- Born: Andrew Hugh Michael Maguire 2 August 1926 Dublin, Ireland
- Died: 14 June 2013 (aged 86) Peasenhall, Suffolk, England
- Education: Royal Academy of Music
- Occupations: Violinist; Academic teacher;
- Organizations: London Symphony Orchestra; BBC Symphony Orchestra; Melos Ensemble; Allegri Quartet; Royal Academy of Music; National Youth Orchestra of Great Britain;

= Hugh Maguire (violinist) =

Irish violinist, leader and concertmaster (1926–2013)

Andrew Hugh Michael Maguire (2 August 1926 – 14 June 2013) was an Irish violinist, leader, concertmaster and principal player of the London Symphony Orchestra and the BBC Symphony Orchestra (1962–1967), leader of the Melos Ensemble and the Allegri Quartet, a professor at the Royal Academy of Music, and violin tutor to the National Youth Orchestra of Great Britain.

== Career ==
Maguire was born on 2 August 1926, in Dublin, as one of six siblings, all of whom became professional musicians. His father Elias, a headmaster and tenor, introduced him to violin lessons at age 6. By age 12, he had won every prize for violin-playing at the principal music festivals in Ireland. Educated at the Belvedere College, in 1944 he gained a four-year scholarship to the Royal Academy of Music in London, where he won the Alfred Waley and Alfred Gibson Prizes for violin playing, and the Cooper Prize and McEwan Prize for quartet playing. There he led the first orchestra for two years under Clarence Raybould and played concertos at several 'end of term' concerts.

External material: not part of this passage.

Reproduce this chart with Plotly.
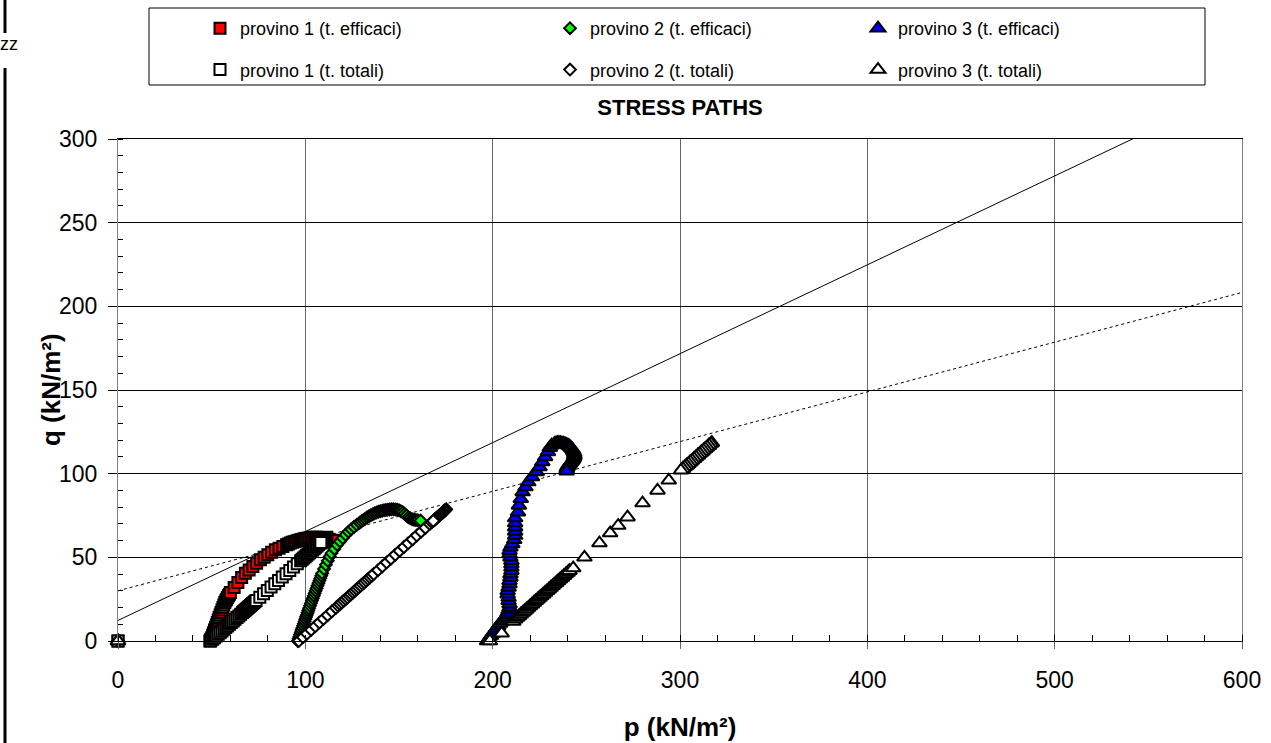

In January 1949, Maguire was in the first violin section of the London Philharmonic Orchestra. In 1950, he spent ten months in Paris having lessons from George Enescu (to whom he acknowledged his greatest debt), and appeared as soloist, including a concerto under Roger Désormière. In 1952, he was appointed leader of the Bournemouth Symphony Orchestra, after which he had a short period as sub-leader of the BBC Symphony Orchestra.

In 1956, Maguire became leader of the London Symphony Orchestra until 1961, as one of the 'Young Turks' who helped to reshape the orchestra after a confrontation between management and players which had prompted many resignations. In 1959, he became a Fellow of the Royal Academy of Music. In 1962, he left the LSO to become leader of the BBC Symphony Orchestra, and held the post until 1967. From 1983 to 1991, he was leader of the Orchestra of the Royal Opera House, Covent Garden.

Maguire helped to found the Academy of St Martin in the Fields with Neville Marriner in 1959, and became closely associated with its work at the solo violin desk. His pre-eminence as a teacher and pedagogue for soloists and chamber music ensemble groups was also then developing. During the 1960s, he, Jacqueline du Pré and Fou Ts'ong performed as a piano trio. Maguire led the Cremona Quartet with Iona Brown, Cecil Aronowitz and Terence Weil, From 1974, he led the Melos Ensemble, heading that group's renewal after it had been temporarily disbanded following the death of Ivor McMahon. In 1978, Peter Pears invited Maguire to join the Britten-Pears School for Advanced Musical Studies as director of string studies. He served in the post until 2002.

Maguire became leader of the Allegri Quartet in 1968 with David Roth, Patrick Ireland and Bruno Schrecker. The quartet's recordings included the String Quartet No. 2 of Alexander Goehr and the Quartets Nos 3 & 4 of Frank Bridge. Sir Malcolm Arnold dedicated his string quartet no. 2 (1975) to him, first performed by the Allegri Quartet in Dublin Castle in June 1976, with the British premiere three days later at Snape Maltings, as part of the Aldeburgh Festival. He left the Allegri Quartet in 1976.

Maguire was a professor at the Royal Academy of Music in London for 26 years, and was also artistic director of the Irish Youth Orchestra, as well as violin tutor to the National Youth Orchestra of Great Britain. He was head of strings at the Britten-Pears school of music, taught master classes at Aldeburgh Music and was on the coaching staff of the ensemble training at the Leiston Abbey music school.

==Personal life and death==
Maguire was married twice. He married Suzanne Lewis, a dancer, in 1943 with home he had five children. The couple divorced in 1987. His second marriage was to Tricia Catchpole, from 1988 until her death in 2013.

Maguire died at Peasenhall on 14 June 2013, aged 86.